# Kudos to Chevy Dealer



## JeffBazell (Jan 24, 2012)

I have to give a positive shout out to my local dealer, Talty in Morris, Illinois. They rectified two issues this week, one was re-torquing the lug nuts so a human being, not a super hero, can remove them. Second was re-torquing the hex nut holding on the rear brake drum covers. They admitted 'going overboard' as they put it, when tightening things. 

PS: First visit, no charge.
Second, only $15.00. (I may have stripped the head a little. Oops). 

Thanks, guys at Talty!!


----------



## hificruzer226 (Mar 27, 2013)

I like to hear positives people rarely post these events. I hate when "Mechanics" just blast things on with impact guns.... if your in that big of a hurry use a dang torque stick.


----------



## Poje (Aug 2, 2012)

I always had exellent service from my Dealer. They changed 3 things on warranty w/o arguing : 

1. One speaker on the Pioneer system exploded, they changed it. 

2. The silver trim around the Automatic shifter has a rubber seal that broke off and was dangling loose and was ugly. They change the full trim piece.

3. My automatic tranny Cooler had a leak near a connection hose. They changed everthing related.

All of that was no cost of course and they did 3 recalls too.

My car is modified midly and i never heard any negative comments on that btw.


----------



## Beelzebubba (Apr 3, 2015)

That's nice to hear.

I won't step foot in the Chevrolet dealer that is closest to me. They screwed up that bad. Not on the service side....it was in sales. Playing stupid little games with the contract, trying to set me up with 14.9% interest, bullying sales tactics...etc...
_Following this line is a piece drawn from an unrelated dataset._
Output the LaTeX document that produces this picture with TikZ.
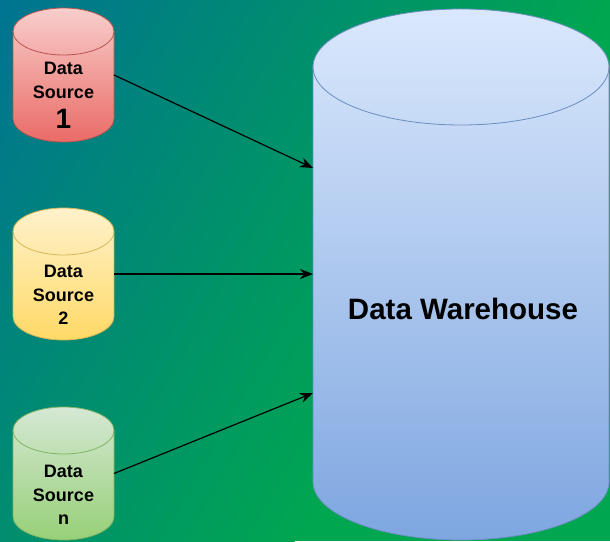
\documentclass[tikz,border=0pt]{standalone}
\usepackage{fontspec}
\setmainfont{Liberation Sans}
\usepackage{tikz}
\usetikzlibrary{arrows.meta}

% Couleurs
\definecolor{fondA}{RGB}{0,116,144}
\definecolor{fondB}{RGB}{0,166,80}
\definecolor{rougeH}{RGB}{248,206,204}
\definecolor{rougeB}{RGB}{234,107,102}
\definecolor{rougeT}{RGB}{184,84,80}
\definecolor{jauneH}{RGB}{255,242,204}
\definecolor{jauneB}{RGB}{255,217,102}
\definecolor{jauneT}{RGB}{214,182,86}
\definecolor{vertH}{RGB}{213,232,212}
\definecolor{vertB}{RGB}{151,208,119}
\definecolor{vertT}{RGB}{130,179,102}
\definecolor{bleuH}{RGB}{218,232,252}
\definecolor{bleuB}{RGB}{126,166,224}
\definecolor{bleuT}{RGB}{108,142,191}

% Cylindre : centre x, y du haut, y du bas, rayon x, rayon y, couleurs
\newcommand{\dbcyl}[8]{%
	\shade[top color=#6,bottom color=#7,draw=#8,line width=0.8pt] (#1-#4,#2) -- (#1-#4,#3) arc[start angle=180,end angle=360,x radius=#4,y radius=#5] -- (#1+#4,#2) arc[start angle=0,end angle=180,x radius=#4,y radius=#5] -- cycle;
	\draw[draw=#8,line width=0.8pt] (#1-#4,#2) arc[start angle=180,end angle=360,x radius=#4,y radius=#5];
}

\tikzset{
	boite/.style={inner sep=0pt,outer sep=0pt},
	dblabel/.style={align=center,inner sep=0pt,font=\bfseries\fontsize{18}{23.5}\selectfont},
	dwlabel/.style={inner sep=0pt,font=\bfseries\fontsize{29.5}{34}\selectfont},
	lien/.style={line width=1.2pt,-{Stealth[length=13pt,width=10pt]}}
}

\begin{document}
\begin{tikzpicture}[x=1pt,y=1pt]
	%
	% Fond (dégradé en bandes)
	\useasboundingbox (0,0) rectangle (610,541);
	\begin{scope}
		\clip (0,0) rectangle (610,541);
		\fill[fondB] (0,0) rectangle (610,541);
		\foreach \i in {0,...,49}{
			\pgfmathsetmacro\p{\i*2}
			\fill[fondB!\p!fondA,rotate=-30] (-270.5+\i*10.5,-10) rectangle (-259+\i*10.5,780);
		}
	\end{scope}
	%
	% Sources
	\dbcyl{63.5}{509.5}{422.5}{50.5}{23.5}{rougeH}{rougeB}{rougeT}
	\dbcyl{63.5}{309.5}{224.5}{50.5}{23.5}{jauneH}{jauneB}{jauneT}
	\dbcyl{63.5}{110.5}{24.5}{50.5}{23.5}{vertH}{vertB}{vertT}
	\node[boite,minimum width=101pt,minimum height=134pt] (src1) at (63.5,466) {};
	\node[boite,minimum width=101pt,minimum height=132pt] (src2) at (63.5,267) {};
	\node[boite,minimum width=101pt,minimum height=133pt] (srcn) at (63.5,67.5) {};
	\node[dblabel] (lab1) at (63.5,445.5) {Data\\Source\\[7pt]{\fontsize{28}{28}\selectfont 1}};
	\node[dblabel] (lab2) at (63.5,246) {Data\\Source\\2};
	\node[dblabel] (labn) at (63.5,46) {Data\\Source\\n};
	%
	% Entrepôt
	\dbcyl{461}{474}{59}{148}{58}{bleuH}{bleuB}{bleuT}
	\node[boite,minimum width=296pt,minimum height=531pt] (dw) at (461,266.5) {};
	\node[dwlabel] (dwtxt) at (463,232) {Data Warehouse};
	%
	% Flèches
	\draw[lien] (src1.east) -- ([yshift=106.5pt]dw.west);
	\draw[lien] (src2.east) -- (src2.east -| dw.west);
	\draw[lien] (srcn.east) -- ([yshift=-118.5pt]dw.west);
\end{tikzpicture}
\end{document}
The dealer I bought my CPO Cruze from was 20 miles away. They didn't mention the Certified Pre-Owned 0% 36 mo. financing, but they were quick to draw up the contract when I mentioned it.
"You have excellent credit. You absolutely qualify for that, It's going to make your monthly payments higher...." little bit of a scare tactic, but just to the smallest degree. 



hificruzer226 said:


> I like to hear positives people rarely post these events. I hate when "Mechanics" just blast things on with impact guns.... if your in that big of a hurry use a dang torque stick.


I love watching them just hammer on the lugnuts with a regular impact socket, _and THEN_ break out the torque wrench. "CLICK!" 
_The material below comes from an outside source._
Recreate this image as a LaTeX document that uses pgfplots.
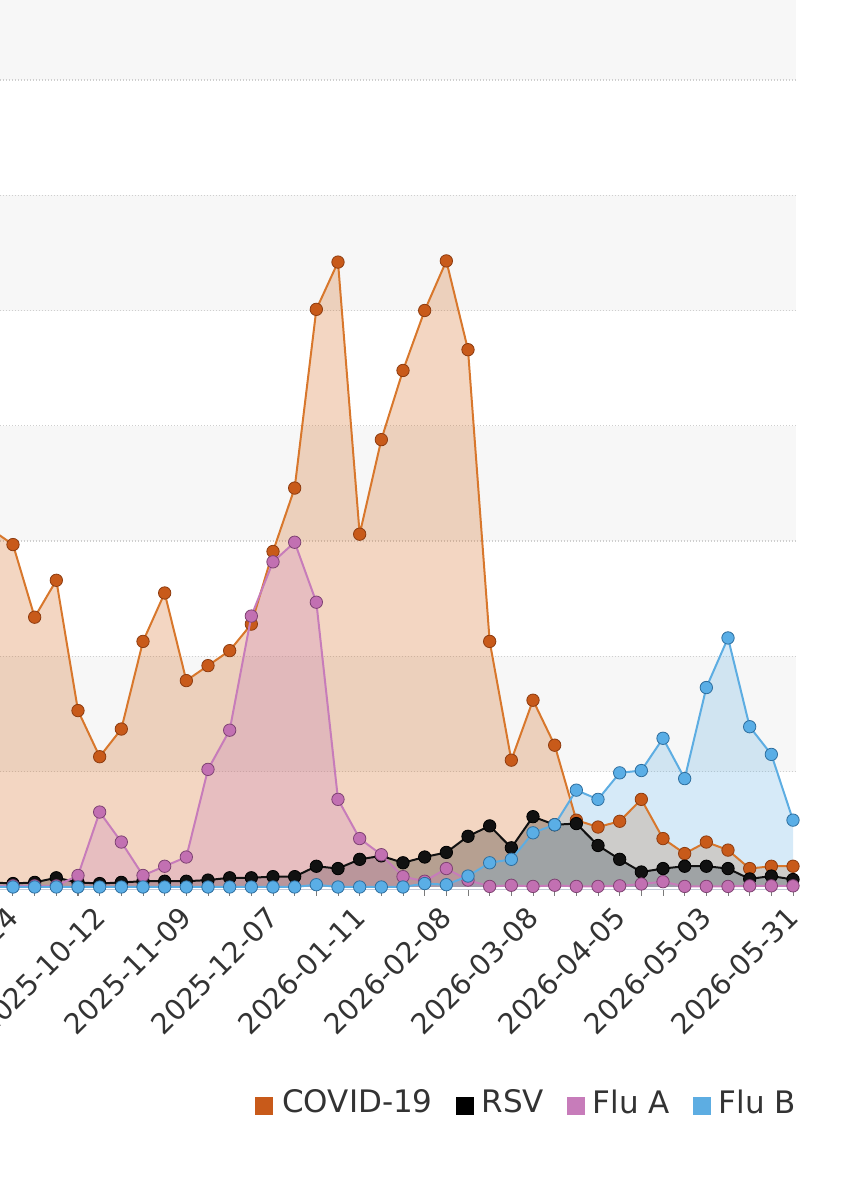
\documentclass[border=0pt]{standalone}
\usepackage{fontspec}
\setmainfont{DejaVu Sans}
\usepackage{pgfplots}
\pgfplotsset{compat=1.18}
\usepackage{pgfplotstable}

\definecolor{textc}{HTML}{333333}
\definecolor{band}{HTML}{F7F7F7}
\definecolor{gridc}{HTML}{CFCFCF}
\definecolor{axisc}{HTML}{C4CAD6}
\definecolor{tickc}{HTML}{7A7A7A}
\definecolor{covidL}{HTML}{D8772C}
\definecolor{covidM}{HTML}{C85A1A}
\definecolor{covidD}{HTML}{8E3C10}
\definecolor{covidF}{HTML}{D2691E}
\definecolor{rsvL}{HTML}{111111}
\definecolor{fluaL}{HTML}{C77CBA}
\definecolor{fluaM}{HTML}{C270B2}
\definecolor{fluaD}{HTML}{7E4272}
\definecolor{flubL}{HTML}{5DADE2}
\definecolor{flubM}{HTML}{5AAEE6}
\definecolor{flubD}{HTML}{2E6E9E}

\pgfplotstableread{
i  covid rsv  flua flub
-1 31.0  0.4  0.1  0
0  29.7  0.3  0.1  0
1  23.4  0.4  0.1  0
2  26.6  0.8  0.1  0
3  15.3  0.4  1.0  0
4  11.3  0.3  6.5  0
5  13.7  0.4  3.9  0
6  21.3  0.5  1.0  0
7  25.5  0.5  1.8  0
8  17.9  0.5  2.6  0
9  19.2  0.6  10.2 0
10 20.5  0.8  13.6 0
11 22.8  0.8  23.5 0
12 29.1  0.9  28.2 0
13 34.6  0.9  29.9 0
14 50.1  1.8  24.7 0.2
15 54.2  1.6  7.6  0
16 30.6  2.4  4.2  0
17 38.8  2.7  2.8  0
18 44.8  2.1  0.9  0
19 50.0  2.6  0.5  0.3
20 54.3  3.0  1.6  0.2
21 46.6  4.4  0.6  0.95
22 21.3  5.3  0.05 2.1
23 11.0  3.4  0.15 2.4
24 16.2  6.1  0.05 4.7
25 12.3  5.4  0.15 5.4
26 5.8   5.5  0.05 8.4
27 5.2   3.6  0.05 7.6
28 5.7   2.4  0.1  9.9
29 7.6   1.3  0.26 10.1
30 4.2   1.6  0.46 12.9
31 2.9   1.8  0.05 9.4
32 3.9   1.8  0.05 17.3
33 3.2   1.6  0.05 21.6
34 1.6   0.7  0.1  13.9
35 1.8   0.95 0.1  11.5
36 1.8   0.65 0.1  5.8
}\datatable

\begin{document}
\begin{tikzpicture}
\begin{axis}[
  at={(0pt,155.25pt)}, anchor=south west,
  scale only axis, width=397.75pt, height=444.75pt,
  xmin=-0.6, xmax=36.115, ymin=-0.217, ymax=76.93,
  clip mode=individual,
  axis x line*=bottom, hide y axis,
  x axis line style={draw=axisc, line width=0.6pt},
  xtick={0,4,...,36}, minor xtick={-1,0,...,36},
  xticklabels={2025-09-14,2025-10-12,2025-11-09,2025-12-07,2026-01-11,2026-02-08,2026-03-08,2026-04-05,2026-05-03,2026-05-31},
  tick align=outside, major tick length=3pt, minor tick length=3pt,
  tick style={draw=tickc, line width=0.5pt},
  xticklabel style={xshift=-3.8pt, yshift=-4.5pt, rotate=45, anchor=north east, inner sep=0pt,
    font=\fontsize{14.2}{17}\selectfont, text=textc},
  legend columns=4,
  legend cell align=left,
  legend style={draw=none, fill=none, at={(1.0085,-0.24)}, anchor=east,
    font=\fontsize{15.5}{18}\selectfont, text=textc,
    nodes={inner sep=0pt},
    /tikz/every even column/.append style={column sep=11.5pt}},
]
% background bands
\fill[band] (axis cs:-0.6,10) rectangle (axis cs:36.115,20);
\fill[band] (axis cs:-0.6,30) rectangle (axis cs:36.115,40);
\fill[band] (axis cs:-0.6,50) rectangle (axis cs:36.115,60);
\fill[band] (axis cs:-0.6,70) rectangle (axis cs:36.115,76.93);
\pgfplotsinvokeforeach{10,20,30,40,50,60,70}{
  \draw[gridc, line width=0.6pt, dash pattern=on 0.6pt off 0.9pt] (axis cs:-0.6,#1) -- (axis cs:36.115,#1);
}

% area fills
\addplot[draw=none, fill=covidF, fill opacity=0.27, forget plot] table[x=i,y=covid]{\datatable} \closedcycle;
\addplot[draw=none, fill=black, fill opacity=0.25, forget plot] table[x=i,y=rsv]{\datatable} \closedcycle;
\addplot[draw=none, fill=fluaL, fill opacity=0.27, forget plot] table[x=i,y=flua]{\datatable} \closedcycle;
\addplot[draw=none, fill=flubL, fill opacity=0.25, forget plot] table[x=i,y=flub]{\datatable} \closedcycle;

% lines and markers
\addplot[covidL, line width=1pt, mark=*, mark size=3.1pt,
  mark options={fill=covidM, draw=covidD, line width=0.4pt}, forget plot] table[x=i,y=covid]{\datatable};
\addplot[rsvL, line width=1pt, mark=*, mark size=3.1pt,
  mark options={fill=rsvL, draw=black, line width=0.4pt}, forget plot] table[x=i,y=rsv]{\datatable};
\addplot[fluaL, line width=1pt, mark=*, mark size=3.1pt,
  mark options={fill=fluaM, draw=fluaD, line width=0.4pt}, forget plot] table[x=i,y=flua]{\datatable};
\addplot[flubL, line width=1pt, mark=*, mark size=3.1pt,
  mark options={fill=flubM, draw=flubD, line width=0.4pt}, forget plot] table[x=i,y=flub]{\datatable};

\addlegendimage{legend image code/.code={\fill[covidM] (0pt,-5.75pt) rectangle (8.5pt,2.75pt); \path (13.5pt,0pt);}}
\addlegendentry{COVID-19}
\addlegendimage{legend image code/.code={\fill[black] (0pt,-5.75pt) rectangle (8.5pt,2.75pt); \path (12.5pt,0pt);}}
\addlegendentry{RSV}
\addlegendimage{legend image code/.code={\fill[fluaL] (0pt,-5.75pt) rectangle (8.5pt,2.75pt); \path (12.5pt,0pt);}}
\addlegendentry{Flu A}
\addlegendimage{legend image code/.code={\fill[flubL] (0pt,-5.75pt) rectangle (8.5pt,2.75pt); \path (12.5pt,0pt);}}
\addlegendentry{Flu B}
\end{axis}
\pgfresetboundingbox
\useasboundingbox (0pt,0pt) rectangle (431.5pt,600pt);
\end{tikzpicture}
\end{document}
Of course the torque wrench is going to click. You just hammered it on to 170ft-lbs.


----------



## hificruzer226 (Mar 27, 2013)

Beelzebubba said:


> I love watching them just hammer on the lugnuts with a regular impact socket, _and THEN_ break out the torque wrench. "CLICK!"
> 
> Of course the torque wrench is going to click. You just hammered it on to 170ft-lbs.


Exactly I always laugh my buttocks off when I see this.


----------



## dethington38 (Apr 23, 2015)

The shop i work at were required to use a torque stick and use a torque wrench to torque everything to oem spec.


----------